黄巾の乱ですが、太平道の信者だけではなく、山賊や盗賊たちも挙兵して乱に加わったようです。
三国志演義などを見ると、大規模な反乱だったようにも思えますが、一般的に思っているよりは小さい反乱だったのかも知れません。
黄巾の乱は1年もせずに収束に向かったのも、規模の小さいさを物語るのかも知れません。
さらに、内側から手引きしてくれる内通者の確保に失敗しているなども敗因と言えるでしょう。
尚、秦の始皇帝が死に秦の末期には、陳勝呉広の乱が起きています。
この時は、秦の章邯が囚人兵を率いて鎮圧にあたっています。
最初に反乱を起こした首謀者である陳勝を倒しても、会稽では項梁が項羽と共に旗揚げしていますし、陳余や張耳なども趙王を立てて秦に反抗しているわけです。
その他にも、斉では田栄や田横も秦に背いて挙兵していますし、鎮圧しても次々に反乱軍が湧いてきてしまうような状態だったわけです。
それに比べると黄巾の乱は首謀者である張角が死ぬと、直ぐに求心力を失い終焉に向かっています。
もちろん、農民が社会不安で起こした為の反乱と宗教団体を中心とした反乱では性質が違うのかも知れませんが、1年で大半が収まってしまう辺りは規模が小さいように思えてなりません。
太平道というのは、農民の為と言うよりは張角や上層部の野心が強かったのもあり、1回負けてしまうと求心力が大きく低下したのも原因と言えるのかも知れません。
しかし、張角のストレスは大変なものだったのでしょう。
尚、イスラム教の教祖であるムハンマドは戦には滅法強かったようですが、張角ではムハンマドの様には行かなかったのでしょう。
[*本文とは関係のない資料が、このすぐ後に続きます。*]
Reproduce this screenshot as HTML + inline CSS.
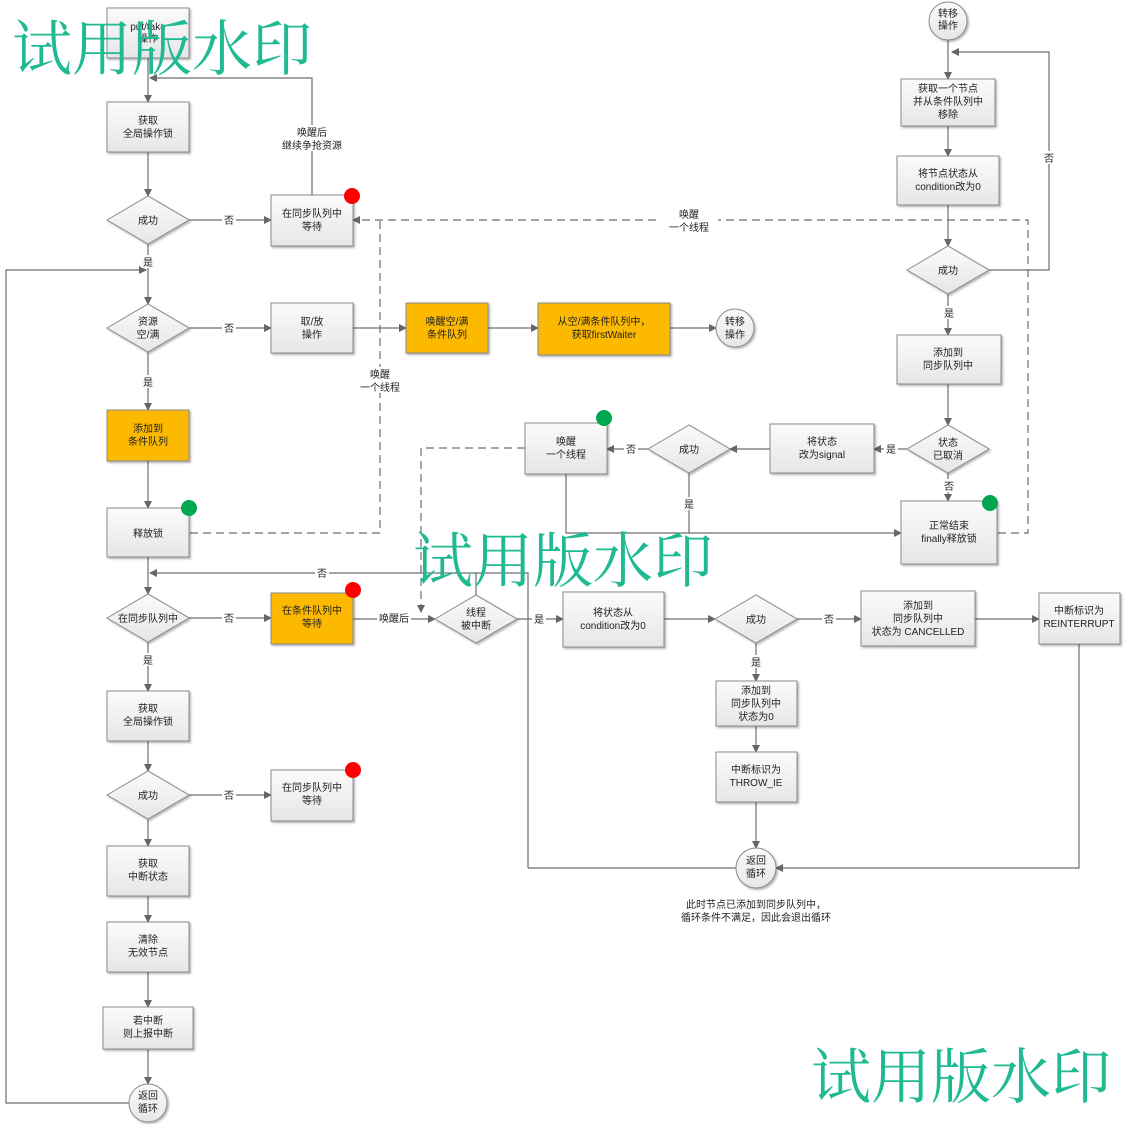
<!DOCTYPE html>
<html><head><meta charset="utf-8"><style>
body{margin:0;background:#fff}
svg{display:block}
text{font-family:"Liberation Sans","Noto Sans CJK SC",sans-serif;font-size:10px;fill:#222;text-anchor:middle}
.wm{font-family:"Liberation Serif","Noto Serif CJK SC",serif;font-size:60px;fill:#1fba92;text-anchor:start}
</style></head><body>
<svg width="1124" height="1124" viewBox="0 0 1124 1124" xmlns="http://www.w3.org/2000/svg">
<defs>
<linearGradient id="g" x1="0" y1="0" x2="0" y2="1"><stop offset="0" stop-color="#fbfbfb"/><stop offset="1" stop-color="#e6e6e6"/></linearGradient>
<marker id="a" markerWidth="8" markerHeight="8" refX="7" refY="4" orient="auto" markerUnits="userSpaceOnUse"><path d="M0,0 L8,4 L0,8z" fill="#666"/></marker>
<filter id="s"><feDropShadow dx="1.5" dy="1.5" stdDeviation="1" flood-opacity="0.3"/></filter>
</defs>
<g fill="none" stroke="#6e6e6e" stroke-width="1.2">
<!-- left column -->
<path d="M148,58 V102" marker-end="url(#a)"/>
<path d="M312,195 V78 H150" marker-end="url(#a)"/>
<path d="M148,152 V196" marker-end="url(#a)"/>
<path d="M189,220 H271" marker-end="url(#a)"/>
<path d="M148,244 V304" marker-end="url(#a)"/>
<path d="M130,1103 H6 V270 H146" marker-end="url(#a)"/>
<path d="M189,328 H271" marker-end="url(#a)"/>
<path d="M353,328 H406" marker-end="url(#a)"/>
<path d="M488,328 H538" marker-end="url(#a)"/>
<path d="M670,328 H716" marker-end="url(#a)"/>
<path d="M148,352 V410" marker-end="url(#a)"/>
<path d="M148,461 V508" marker-end="url(#a)"/>
<path d="M148,557 V594" marker-end="url(#a)"/>
<path d="M528,868 V573 H150" marker-end="url(#a)"/>
<path d="M476,595 V573"/>
<path d="M189,618 H271" marker-end="url(#a)"/>
<path d="M353,619 H435" marker-end="url(#a)"/>
<path d="M517,619 H563" marker-end="url(#a)"/>
<path d="M148,642 V691" marker-end="url(#a)"/>
<path d="M148,741 V771" marker-end="url(#a)"/>
<path d="M189,795 H271" marker-end="url(#a)"/>
<path d="M148,819 V846" marker-end="url(#a)"/>
<path d="M148,896 V922" marker-end="url(#a)"/>
<path d="M148,972 V1007" marker-end="url(#a)"/>
<path d="M148,1049 V1084" marker-end="url(#a)"/>
<!-- right part -->
<path d="M948,40 V79" marker-end="url(#a)"/>
<path d="M989,270 H1049 V52 H952" marker-end="url(#a)"/>
<path d="M948,126 V156" marker-end="url(#a)"/>
<path d="M948,205 V246" marker-end="url(#a)"/>
<path d="M948,294 V335" marker-end="url(#a)"/>
<path d="M948,384 V425" marker-end="url(#a)"/>
<path d="M907,449 H874" marker-end="url(#a)"/>
<path d="M770,449 H730" marker-end="url(#a)"/>
<path d="M648,449 H607" marker-end="url(#a)"/>
<path d="M948,473 V501" marker-end="url(#a)"/>
<path d="M566,474 V533 H901" marker-end="url(#a)"/>
<path d="M689,473 V533"/>
<path d="M664,619 H715" marker-end="url(#a)"/>
<path d="M797,619 H861" marker-end="url(#a)"/>
<path d="M975,619 H1039" marker-end="url(#a)"/>
<path d="M756,643 V681" marker-end="url(#a)"/>
<path d="M756,726 V752" marker-end="url(#a)"/>
<path d="M756,802 V848" marker-end="url(#a)"/>
<path d="M1079,644 V868 H776" marker-end="url(#a)"/>
<path d="M756,868 H528"/>
<!-- dashed -->
<g stroke-dasharray="8,5">
<path d="M998,533 H1028 V220 H353" marker-end="url(#a)"/>
<path d="M190,533 H380 V220"/>
<path d="M525,448 H421 V612" marker-end="url(#a)"/>
</g>
</g>
<!-- line label backgrounds -->
<g fill="#fff">
<rect x="222" y="213" width="14" height="13"/><rect x="141" y="255" width="14" height="13"/>
<rect x="222" y="321" width="14" height="13"/><rect x="141" y="375" width="14" height="13"/>
<rect x="274" y="125" width="76" height="26"/><rect x="355" y="367" width="50" height="26"/>
<rect x="660" y="207" width="58" height="26"/><rect x="315" y="566" width="14" height="13"/>
<rect x="222" y="611" width="14" height="13"/><rect x="377" y="612" width="34" height="13"/>
<rect x="141" y="653" width="14" height="13"/><rect x="222" y="788" width="14" height="13"/>
<rect x="532" y="612" width="14" height="13"/><rect x="822" y="612" width="14" height="13"/>
<rect x="749" y="655" width="14" height="13"/><rect x="1042" y="151" width="14" height="13"/>
<rect x="942" y="306" width="14" height="13"/><rect x="884" y="442" width="14" height="13"/>
<rect x="624" y="442" width="14" height="13"/><rect x="682" y="497" width="14" height="13"/>
<rect x="942" y="479" width="14" height="13"/>
</g>
<g>
<text x="229" y="224">否</text><text x="148" y="266">是</text>
<text x="229" y="332">否</text><text x="148" y="386">是</text>
<text x="312" y="136">唤醒后</text><text x="312" y="149">继续争抢资源</text>
<text x="380" y="378">唤醒</text><text x="380" y="391">一个线程</text>
<text x="689" y="218">唤醒</text><text x="689" y="231">一个线程</text>
<text x="322" y="577">否</text><text x="229" y="622">否</text><text x="394" y="622">唤醒后</text>
<text x="148" y="664">是</text><text x="229" y="799">否</text>
<text x="539" y="623">是</text><text x="829" y="623">否</text><text x="756" y="666">是</text>
<text x="1049" y="162">否</text><text x="949" y="317">是</text><text x="891" y="453">是</text>
<text x="631" y="453">否</text><text x="689" y="508">是</text><text x="949" y="490">否</text>
</g>
<!-- boxes -->
<g stroke="#8a8a8a" stroke-width="1" fill="url(#g)" filter="url(#s)">
<rect x="107" y="8" width="82" height="50"/>
<rect x="107" y="102" width="82" height="50"/>
<rect x="271" y="195" width="82" height="51"/>
<rect x="271" y="303" width="82" height="50"/>
<rect x="406" y="303" width="82" height="50" fill="#fcb900"/>
<rect x="538" y="303" width="132" height="52" fill="#fcb900"/>
<rect x="107" y="410" width="82" height="51" fill="#fcb900"/>
<rect x="107" y="508" width="82" height="49"/>
<rect x="271" y="593" width="82" height="51" fill="#fcb900"/>
<rect x="107" y="691" width="82" height="50"/>
<rect x="271" y="770" width="82" height="51"/>
<rect x="107" y="846" width="82" height="50"/>
<rect x="107" y="922" width="82" height="50"/>
<rect x="103" y="1007" width="90" height="42"/>
<rect x="901" y="79" width="94" height="47"/>
<rect x="897" y="156" width="102" height="49"/>
<rect x="897" y="335" width="104" height="49"/>
<rect x="770" y="424" width="104" height="49"/>
<rect x="525" y="423" width="82" height="51"/>
<rect x="901" y="501" width="96" height="63"/>
<rect x="563" y="592" width="101" height="55"/>
<rect x="861" y="591" width="114" height="55"/>
<rect x="1039" y="593" width="81" height="51"/>
<rect x="716" y="681" width="81" height="45"/>
<rect x="716" y="752" width="81" height="50"/>
<polygon points="107,220 148,196 189,220 148,244"/>
<polygon points="107,328 148,304 189,328 148,352"/>
<polygon points="107,618 148,594 189,618 148,642"/>
<polygon points="435,619 476,595 517,619 476,643"/>
<polygon points="107,795 148,771 189,795 148,819"/>
<polygon points="907,270 948,246 989,270 948,294"/>
<polygon points="907,449 948,425 989,449 948,473"/>
<polygon points="648,449 689,425 730,449 689,473"/>
<polygon points="715,619 756,595 797,619 756,643"/>
<circle cx="735" cy="328" r="19"/>
<circle cx="948" cy="21" r="19"/>
<circle cx="148" cy="1103" r="19"/>
<circle cx="756" cy="868" r="20"/>
</g>
<g stroke="none">
<circle cx="352" cy="196" r="8" fill="#f00"/>
<circle cx="353" cy="590" r="8" fill="#f00"/>
<circle cx="353" cy="770" r="8" fill="#f00"/>
<circle cx="189" cy="508" r="8" fill="#00a650"/>
<circle cx="604" cy="418" r="8" fill="#00a650"/>
<circle cx="990" cy="503" r="8" fill="#00a650"/>
</g>
<g>
<text x="148" y="30">put/take</text><text x="148" y="42">操作</text>
<text x="148" y="124">获取</text><text x="148" y="137">全局操作锁</text>
<text x="312" y="217">在同步队列中</text><text x="312" y="230">等待</text>
<text x="148" y="224">成功</text>
<text x="148" y="325">资源</text><text x="148" y="338">空/满</text>
<text x="312" y="325">取/放</text><text x="312" y="338">操作</text>
<text x="447" y="325">唤醒空/满</text><text x="447" y="338">条件队列</text>
<text x="604" y="325">从空/满条件队列中，</text><text x="604" y="338">获取firstWaiter</text>
<text x="735" y="325">转移</text><text x="735" y="338">操作</text>
<text x="148" y="432">添加到</text><text x="148" y="445">条件队列</text>
<text x="148" y="537">释放锁</text>
<text x="148" y="622">在同步队列中</text>
<text x="312" y="614">在条件队列中</text><text x="312" y="627">等待</text>
<text x="476" y="616">线程</text><text x="476" y="629">被中断</text>
<text x="148" y="712">获取</text><text x="148" y="725">全局操作锁</text>
<text x="148" y="799">成功</text>
<text x="312" y="791">在同步队列中</text><text x="312" y="804">等待</text>
<text x="148" y="867">获取</text><text x="148" y="880">中断状态</text>
<text x="148" y="943">清除</text><text x="148" y="956">无效节点</text>
<text x="148" y="1024">若中断</text><text x="148" y="1037">则上报中断</text>
<text x="148" y="1099">返回</text><text x="148" y="1112">循环</text>
<text x="948" y="17">转移</text><text x="948" y="29">操作</text>
<text x="948" y="92">获取一个节点</text><text x="948" y="105">并从条件队列中</text><text x="948" y="118">移除</text>
<text x="948" y="177">将节点状态从</text><text x="948" y="190">condition改为0</text>
<text x="948" y="274">成功</text>
<text x="948" y="356">添加到</text><text x="948" y="369">同步队列中</text>
<text x="948" y="446">状态</text><text x="948" y="459">已取消</text>
<text x="822" y="445">将状态</text><text x="822" y="458">改为signal</text>
<text x="689" y="453">成功</text>
<text x="566" y="445">唤醒</text><text x="566" y="458">一个线程</text>
<text x="949" y="529">正常结束</text><text x="949" y="542">finally释放锁</text>
<text x="613" y="616">将状态从</text><text x="613" y="629">condition改为0</text>
<text x="756" y="623">成功</text>
<text x="918" y="609">添加到</text><text x="918" y="622">同步队列中</text><text x="918" y="635">状态为 CANCELLED</text>
<text x="1079" y="614">中断标识为</text><text x="1079" y="627">REINTERRUPT</text>
<text x="756" y="694">添加到</text><text x="756" y="707">同步队列中</text><text x="756" y="720">状态为0</text>
<text x="756" y="773">中断标识为</text><text x="756" y="786">THROW_IE</text>
<text x="756" y="864">返回</text><text x="756" y="877">循环</text>
<text x="756" y="908">此时节点已添加到同步队列中，</text><text x="756" y="921">循环条件不满足，因此会退出循环</text>
</g>
<text class="wm" x="12" y="70">试用版水印</text>
<text class="wm" x="413" y="582">试用版水印</text>
<text class="wm" x="811" y="1098">试用版水印</text>
</svg>
</body></html>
かといってキリストのようになる事も出来ないのが張角だと言えます。
もし張角が戦が上手かったとか、変な野心を持たなければ、現在の世界の4大宗教としてキリスト教、イスラム教、仏教、太平道と続いた可能性もあるのかも知れません。
何となく太平道があったとしても、入りたいとは思えませんが・・・。
張角死後の黄巾賊
張角が病死し、黄巾の乱は終わりますが、その後も黄巾を名乗る者は存在しました。
曹操が青州の黄巾賊の大軍を青州兵として受け入れた事は有名です。
他にも、西暦188年には益州において、馬相が黄巾を名乗り瞬く間に大勢力を築いています。
馬相は益州刺史の郤倹までをも討ち取り天子を名乗った話があります。
ただし、馬相の乱は賈龍により短期間で終了しました。
黄巾党の一派である白波賊の楊奉は車騎将軍になっていますし、韓暹は大将軍にまでなっています。
西暦206年には、司馬倶も黄巾を名乗り兵を挙げています。
これを考えると、張角の死後も黄巾党の名は求心力を得ていた事が分かります。
張角自体は短期間で亡びましたが、朝廷に反旗を翻す勢力の象徴として、黄巾賊の名は使われて行ったのでしょう。
ただし、張角死後に時代と共に黄巾賊は徐々に姿を消す事になった事実もあります。